Dirt and rocks crumbled, raining down. Burning pieces of metal shredded his back. The last thing he heard was Rufus’s whimper before everything went black.
Creed felt the wet tongue licking his cheek. His eyelids were heavy. When he tried to open them it was as if sandpaper scraped against the lenses. Blurred figures danced in the dim light above him. A dog nose hovered, then the licking started again. Creed reached up and caught the small head between his hands, massaging the ears and containing the licks.
When his vision finally focused he was surprised to see not Rufus but Grace, his Jack Russell terrier.
“What are you doing here?” Creed asked the dog as his eyes darted around the large area, a towering ceiling with steel beams and massive light fixtures on low. The bed beneath him screeched under his movement and he remembered the small cot in the corner of the school gymnasium.
North Carolina. Not Afghanistan.
Landslide. No explosions.
Bolo butted his big head up against Creed’s side. Grace scampered along the other. Just as he was trying to put the pieces together in his fuzzy mind someone said from behind him, “It’s about time you woke up.”

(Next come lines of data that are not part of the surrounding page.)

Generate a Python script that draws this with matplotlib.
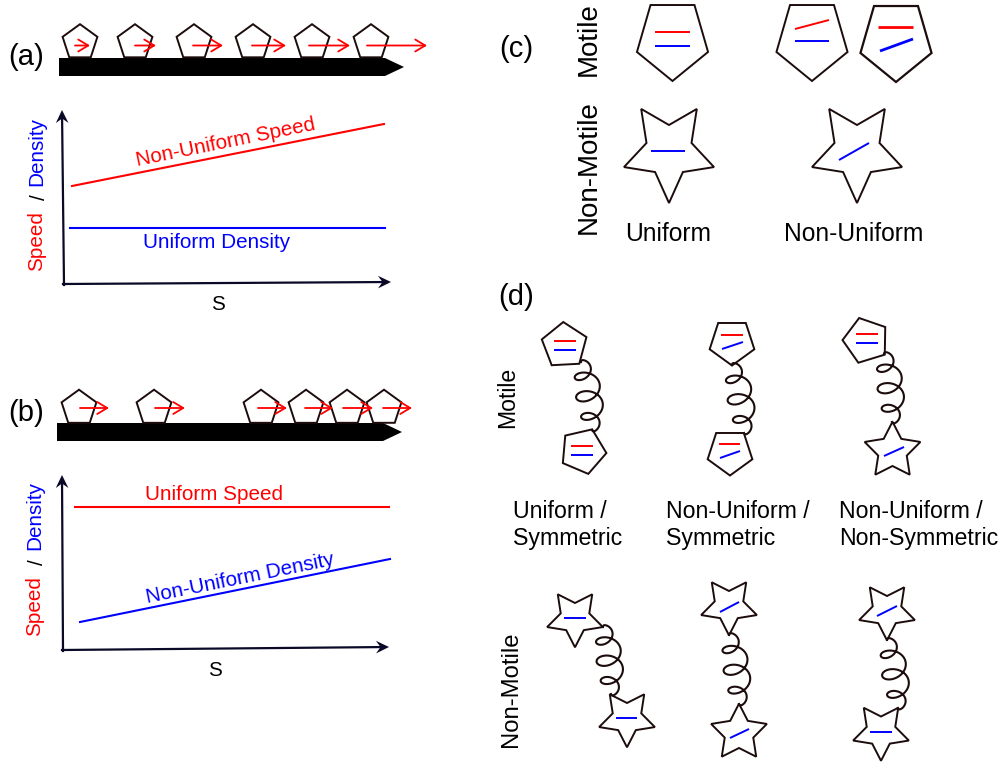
from __future__ import annotations

import matplotlib
matplotlib.use("Agg")
import matplotlib.pyplot as plt
import numpy as np
from matplotlib.patches import FancyArrowPatch, Polygon

plt.rcParams["font.family"] = ["Liberation Sans", "DejaVu Sans"]

RED = "#ff0000"
BLUE = "#0000ff"
NAVY = "#0a0a28"
OUTLINE = "#1c0c0c"

# Panel (a) and (b) cells on the track, with their speed arrows (pixel coordinates).
CELLS_A_X = [80, 135, 194, 253, 312, 371]
ARROW_A_START = [75, 135, 193, 252, 309, 367]
ARROW_A_END = [90, 156, 223, 286, 350, 427]
CELLS_B_X = [79, 154, 261, 306, 347, 384]
ARROW_B_START = [80, 155, 258, 305, 343, 383]
ARROW_B_END = [109, 185, 287, 333, 373, 412]

# Speed / density lines of the two small plots.
SPEED_A_S = [72, 384]
SPEED_A_V = [186, 124]
DENSITY_A_S = [70, 385]
DENSITY_A_V = [228, 228]
SPEED_B_S = [75, 389]
SPEED_B_V = [507, 507]
DENSITY_B_S = [80, 390]
DENSITY_B_V = [622, 559]

# Panel (d): (kind, cx, cy, rotation, red segment, blue segment)
D_SHAPES = [
    ("p", 564.5, 345.5, -3, (554, 341, 576, 341), (554, 350, 576, 350)),
    ("p", 583, 451, 23, (571, 446, 593, 446), (571, 455, 593, 455)),
    ("p", 732, 342, 180, (721, 335, 743, 335), (722, 349, 743, 342)),
    ("p", 730, 452, 180, (719, 444, 740, 444), (720, 458, 740, 451)),
    ("p", 866, 340.5, -17, (856, 334, 878, 334), (856, 343, 878, 343)),
    ("s", 892.5, 451, 0, None, (884, 456, 904, 447)),
    ("s", 575, 618, 180, None, (564, 617.5, 586, 617.5)),
    ("s", 627, 718, 180, None, (616, 718, 637, 718)),
    ("s", 729, 606, 180, None, (720, 612, 739, 602)),
    ("s", 739, 733, 0, None, (730, 738, 749, 729)),
    ("s", 887, 611, 180, None, (877, 616, 897, 606)),
    ("s", 881, 731.5, 180, None, (870, 731.5, 892, 731.5)),
]
D_SPRINGS = [
    ((581, 362), (592, 430)),
    ((732, 365), (744, 433)),
    ((884, 354), (892, 422)),
    ((603, 627), (611, 694)),
    ((729, 635), (739, 704)),
    ((887, 640), (898, 708)),
]


def pentagon(ax, cx, cy, r, rot=0, sx=1.0, lw=1.4):
    ang = np.radians(rot + 72 * np.arange(5))
    pts = np.column_stack([cx + sx * r * np.sin(ang), cy - r * np.cos(ang)])
    ax.add_patch(Polygon(pts, closed=True, fill=False, ec=OUTLINE, lw=lw, joinstyle="miter", zorder=3))


def star(ax, cx, cy, r_out, r_in, rot=0, sx=1.0, lw=1.4):
    ang = np.radians(rot + 36 * np.arange(10))
    rad = np.where(np.arange(10) % 2 == 0, r_out, r_in)
    pts = np.column_stack([cx + sx * rad * np.sin(ang), cy - rad * np.cos(ang)])
    ax.add_patch(Polygon(pts, closed=True, fill=False, ec=OUTLINE, lw=lw, joinstyle="miter", zorder=3))


def spring(ax, p0, p1):
    # flagellum drawn as a trochoid between the two heads
    p0, p1 = np.array(p0, float), np.array(p1, float)
    vec = p1 - p0
    length = np.hypot(*vec)
    along = vec / length
    side = np.array([along[1], -along[0]])
    t = np.linspace(0, 1, 500)
    th = 7 * np.pi * t
    env = np.sin(np.pi * t) ** 0.4
    u = length * t - 9.5 * env * np.cos(th)
    v = 13 * np.sin(th) * env + 2.5 * env
    ax.plot(p0[0] + u * along[0] + v * side[0], p0[1] + u * along[1] + v * side[1],
            color=OUTLINE, lw=1.5, zorder=2)


def seg(ax, s, color, lw=1.4):
    ax.plot([s[0], s[2]], [s[1], s[3]], color=color, lw=lw, solid_capstyle="butt", zorder=4)


def red_arrow(ax, x0, x1, y):
    ax.add_patch(FancyArrowPatch((x0, y), (x1, y), arrowstyle="->,head_length=0.72,head_width=0.43",
                                 mutation_scale=10, color=RED, lw=1.3, shrinkA=0, shrinkB=0, zorder=5))


def axis_arrow(ax, p0, p1):
    # line with a notched head, like the drawing tool's stealth arrow
    p0, p1 = np.array(p0, float), np.array(p1, float)
    d = (p1 - p0) / np.hypot(*(p1 - p0))
    n = np.array([-d[1], d[0]])
    ax.plot([p0[0], p1[0] - 6 * d[0]], [p0[1], p1[1] - 6 * d[1]], color=NAVY, lw=1.6, zorder=3)
    head = [p1, p1 - 13 * d + 6.3 * n, p1 - 8.5 * d, p1 - 13 * d - 6.3 * n]
    ax.add_patch(Polygon(head, closed=True, fc=NAVY, ec="none", zorder=3))


def track(ax, x0, x1, tip, y0, y1):
    pts = [(x0, y0), (x1, y0), (tip, (y0 + y1) / 2), (x1, y1), (x0, y1)]
    ax.add_patch(Polygon(pts, closed=True, fc="black", ec="none", zorder=1))


def ylabel_pair(ax, x, off):
    ax.text(x, 241 + off, "Speed", color=RED, rotation=90, ha="center", va="center", fontsize=14.9)
    ax.text(x + 3, 197 + off, "/", color="black", rotation=90, ha="center", va="center", fontsize=14.9)
    ax.text(x, 151 + off, "Density", color=BLUE, rotation=90, ha="center", va="center", fontsize=14.9)


def draw_left(ax):
    ax.text(26, 57, "(a)", ha="center", va="center", fontsize=21)
    track(ax, 59, 385, 404, 58, 76)
    for x, a0, a1 in zip(CELLS_A_X, ARROW_A_START, ARROW_A_END):
        pentagon(ax, x, 42.5, 18.3)
        red_arrow(ax, a0, a1, 45.5)

    axis_arrow(ax, (64, 285), (62, 110))
    axis_arrow(ax, (63, 284), (391, 282))
    ax.plot(SPEED_A_S, SPEED_A_V, color=RED, lw=1.5)
    ax.plot(DENSITY_A_S, DENSITY_A_V, color=BLUE, lw=1.5)
    ax.text(226, 142, "Non-Uniform Speed", color=RED, rotation=11.5, ha="center", va="center", fontsize=14.9)
    ax.text(217, 243, "Uniform Density", color=BLUE, ha="center", va="center", fontsize=14.9)
    ax.text(218, 305, "S", ha="center", va="center", fontsize=14.9)
    ylabel_pair(ax, 37, 0)

    ax.text(26, 413, "(b)", ha="center", va="center", fontsize=21)
    track(ax, 57, 383, 402, 423, 441)
    for x, a0, a1 in zip(CELLS_B_X, ARROW_B_START, ARROW_B_END):
        pentagon(ax, x, 408, 18.3)
        red_arrow(ax, a0, a1, 408)

    axis_arrow(ax, (63, 651), (62, 475))
    axis_arrow(ax, (62, 650), (389, 647))
    ax.plot(SPEED_B_S, SPEED_B_V, color=RED, lw=1.5)
    ax.plot(DENSITY_B_S, DENSITY_B_V, color=BLUE, lw=1.5)
    ax.text(214, 495, "Uniform Speed", color=RED, ha="center", va="center", fontsize=14.9)
    ax.text(240, 579, "Non-Uniform Density", color=BLUE, rotation=11.5, ha="center", va="center", fontsize=14.9)
    ax.text(215, 670, "S", ha="center", va="center", fontsize=14.9)
    ylabel_pair(ax, 35, 365)


def draw_c(ax):
    ax.text(516, 49, "(c)", ha="center", va="center", fontsize=21)
    ax.text(589, 39, "Motile", rotation=90, ha="center", va="center", fontsize=20)
    ax.text(589, 167, "Non-Motile", rotation=90, ha="center", va="center", fontsize=20)

    pentagon(ax, 672.5, 39, 42, rot=180, sx=0.89)
    seg(ax, (655, 31.5, 690, 31.5), RED)
    seg(ax, (655, 45.7, 690, 45.7), BLUE)
    pentagon(ax, 812, 39, 42, rot=180, sx=0.89)
    seg(ax, (795, 29, 829, 20), RED)
    seg(ax, (795, 40.5, 829, 40.5), BLUE)
    pentagon(ax, 896, 40, 42, rot=180, sx=0.89, lw=1.6)
    seg(ax, (878, 27, 913, 27), RED, lw=2.0)
    seg(ax, (880, 51, 913, 39), BLUE, lw=2.0)

    star(ax, 669, 151, 52, 26, rot=180, sx=0.91)
    seg(ax, (651, 151, 685, 151), BLUE)
    star(ax, 857, 151, 52, 26, rot=180, sx=0.91)
    seg(ax, (839, 160, 869, 143), BLUE)

    ax.text(668, 234, "Uniform", ha="center", va="center", fontsize=17.7)
    ax.text(854, 234, "Non-Uniform", ha="center", va="center", fontsize=17.7)


def draw_d(ax):
    ax.text(516, 297, "(d)", ha="center", va="center", fontsize=21)
    ax.text(508, 397, "Motile", rotation=90, ha="center", va="center", fontsize=16.6)
    ax.text(511, 689, "Non-Motile", rotation=90, ha="center", va="center", fontsize=17.2)

    for p0, p1 in D_SPRINGS:
        spring(ax, p0, p1)
    for kind, cx, cy, rot, red, blue in D_SHAPES:
        if kind == "p":
            pentagon(ax, cx, cy, 23.5, rot=rot)
        else:
            star(ax, cx, cy, 29.3, 15, rot=rot)
        if red is not None:
            seg(ax, red, RED)
        seg(ax, blue, BLUE)

    for x, top, bottom in [(513, "Uniform /", "Symmetric"), (666, "Non-Uniform /", "Symmetric"),
                           (839, "Non-Uniform /", "Non-Symmetric")]:
        ax.text(x, 512, top, ha="left", va="center", fontsize=16.7)
        ax.text(x, 539, bottom, ha="left", va="center", fontsize=16.7)


def main():
    fig = plt.figure(figsize=(10.03, 7.63), dpi=100)
    ax = fig.add_axes([0, 0, 1, 1])
    ax.set_xlim(0, 1003)
    ax.set_ylim(763, 0)
    ax.axis("off")
    draw_left(ax)
    draw_c(ax)
    draw_d(ax)
    fig.savefig("out.png", dpi=100)
    plt.close(fig)


if __name__ == "__main__":
    main()
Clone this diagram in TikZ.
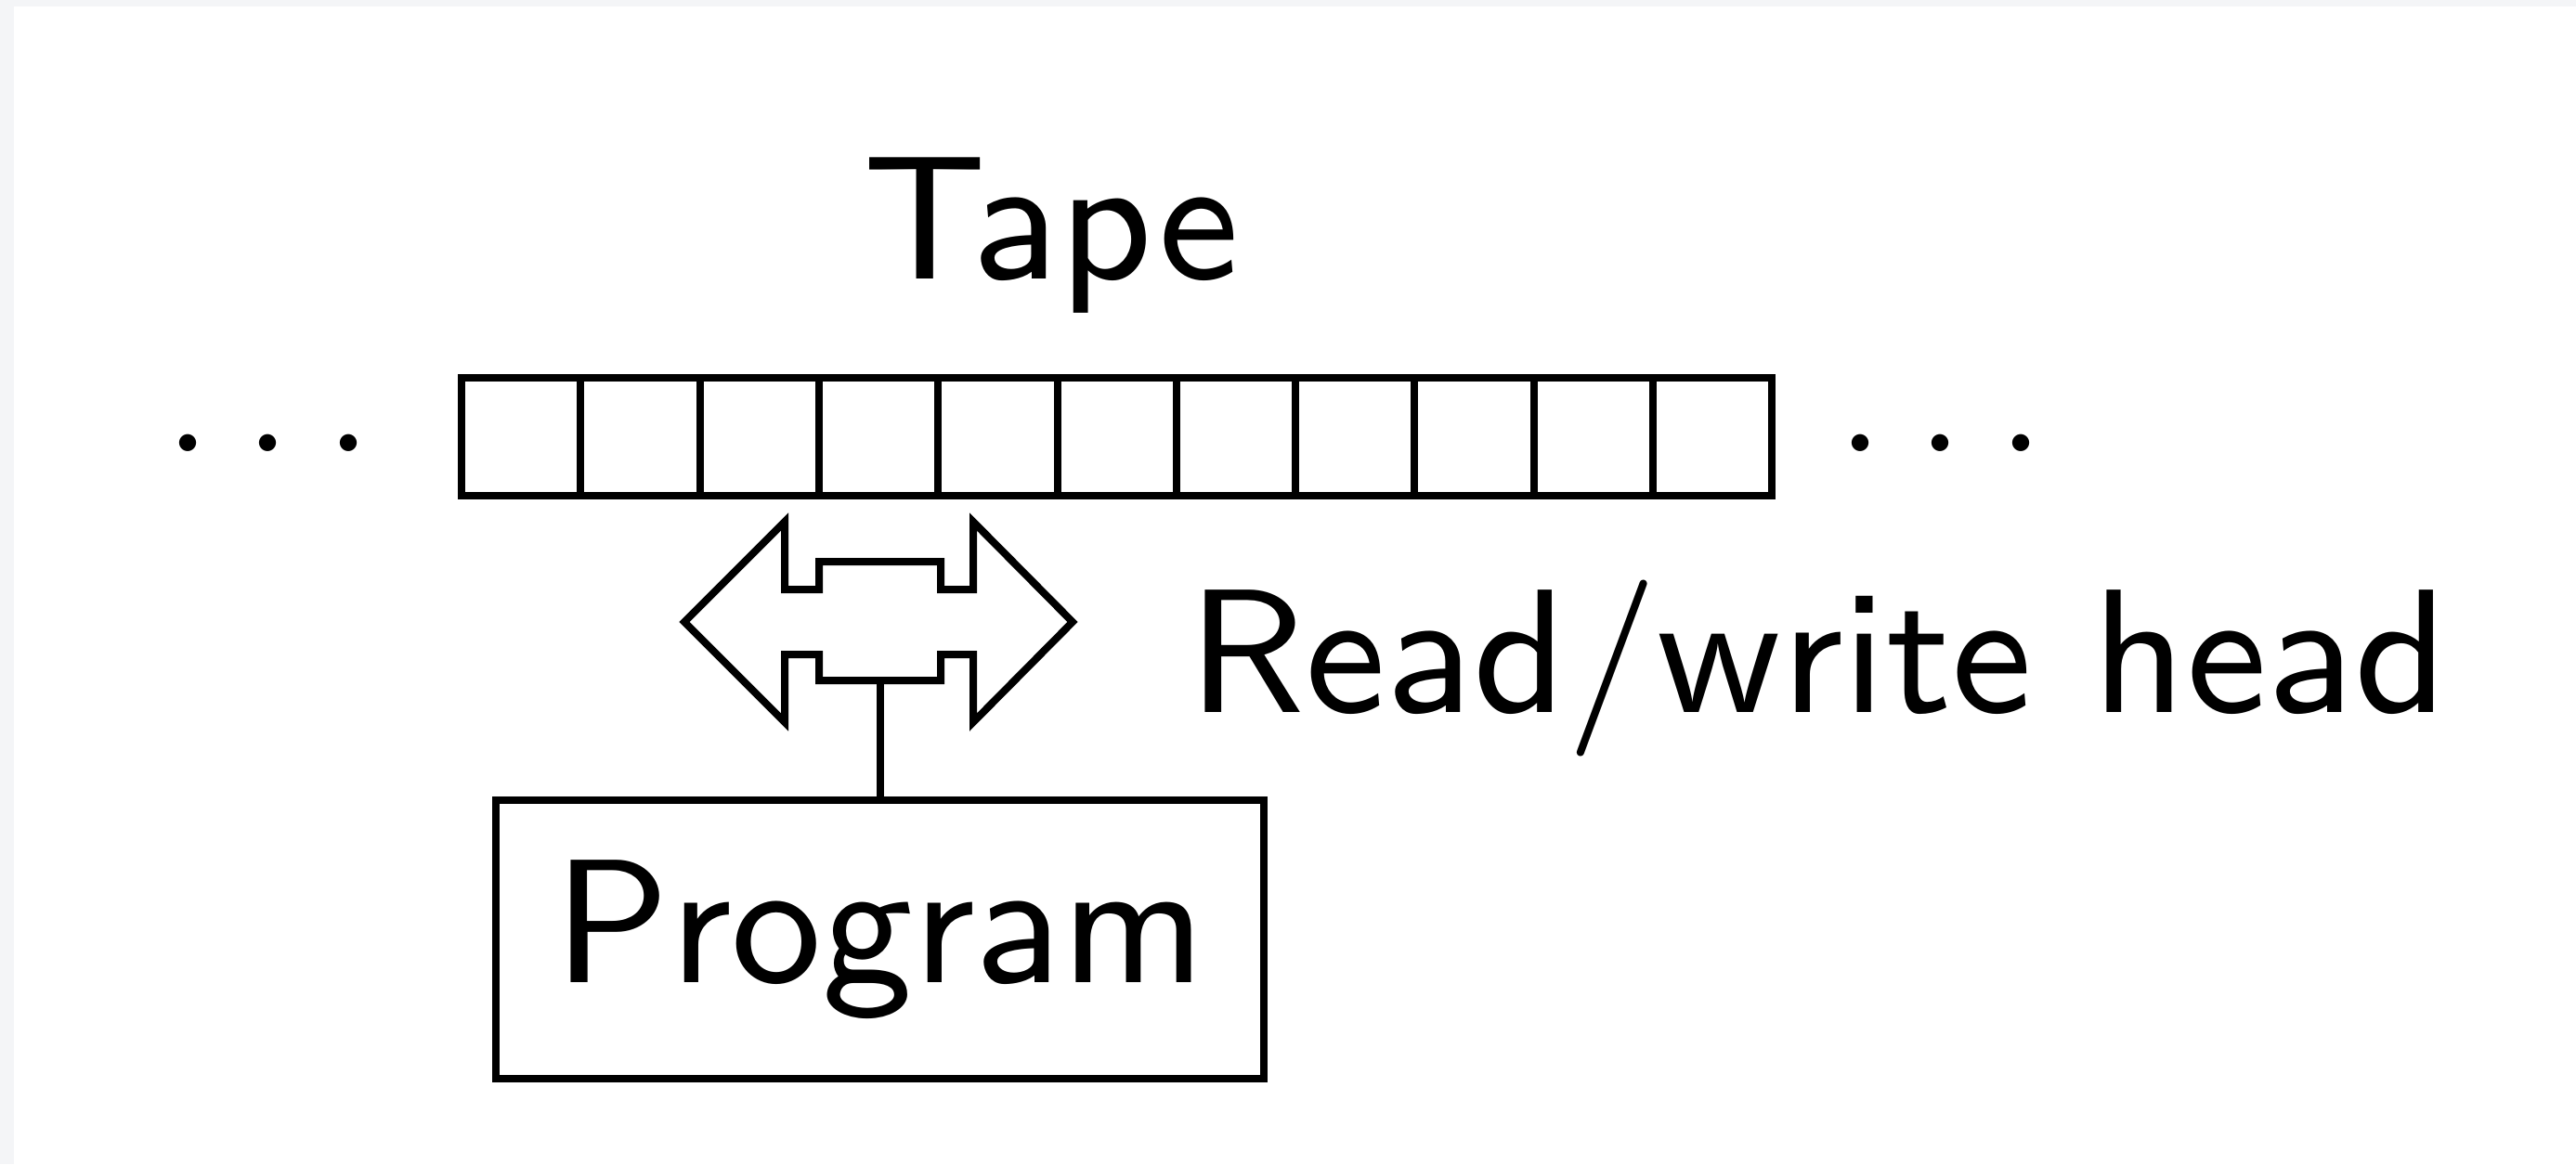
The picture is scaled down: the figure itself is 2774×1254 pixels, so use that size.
\documentclass[tikz,border=0pt]{standalone}
\usepackage{tikz}
\definecolor{pagegray}{HTML}{F4F5F7}
% Latin Modern Sans at its 9pt design size, enlarged
\font\labelfont="[lmsans9-regular.otf]" at 19pt
\tikzset{
  line/.style={line width=0.8pt, draw=black},
  cell/.style={line, rectangle, minimum width=12.83pt, minimum height=12.7pt, inner sep=0pt, outer sep=0pt},
  label/.style={font=\labelfont, inner sep=0pt},
  dotsnode/.style={font=\fontsize{19}{23}\selectfont, inner sep=0pt, anchor=base},
  progbox/.style={line, rectangle, minimum width=82.7pt, minimum height=30pt, inner sep=0pt,
    font=\labelfont}
}
\newcommand{\tapedots}{$\cdotp\mkern1mu\cdotp\mkern1mu\cdotp$}
\begin{document}
\begin{tikzpicture}[x=0.1pt, y=-0.1pt]
  % page with a thin grey margin on the left and top
  \useasboundingbox (0,0) rectangle (2774,1254);
  \fill[pagegray] (0,0) rectangle (2774,1254);
  \fill[white] (15,7) rectangle (2774,1254);

  % tape title
  \node[label, anchor=base] (tapelabel) at (1132,300) {Tape};

  % tape cells
  \foreach \i in {0,...,10} {
    \node[cell] (c\i) at ({561.2+128.3*\i},470.5) {};
  }

  % ellipses on both sides of the tape
  \node[dotsnode] (ldots) at (289,520) {\tapedots};
  \node[dotsnode] (rdots) at (2090,520) {\tapedots};

  % read/write head: double arrow with a raised middle block
  \draw[line, line join=miter]
    (737,670) -- (845,562) -- (845,635) -- (882,635) -- (882,605)
    -- (1013,605) -- (1013,635) -- (1048,635) -- (1048,562)
    -- (1155,670) -- (1048,778) -- (1048,705) -- (1013,705)
    -- (1013,733) -- (882,733) -- (882,705) -- (845,705)
    -- (845,778) -- cycle;
  \coordinate (headbase) at (947.5,733);

  \node[label, anchor=base west] (headlabel) at (1277,767) {Read/write head};

  % program box
  \node[progbox] (prog) at (947.5,1012) {Program};

  \draw[line] (headbase) -- (prog.north);
\end{tikzpicture}
\end{document}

He twisted his neck to see Jason Seaver, his hired dog trainer. But he had left him back at his facility in the Florida Panhandle.
“What the hell are you doing here?”
21.
Washington, D.C.
Maggie O’Dell stepped off the elevator and immediately felt the knot in her stomach tighten. She wasn’t looking forward to telling her friend that she needed to leave her side for an out-of-town assignment. Last night, when she was leaving Gwen, O’Dell caught a glimpse of something in her friend’s eyes.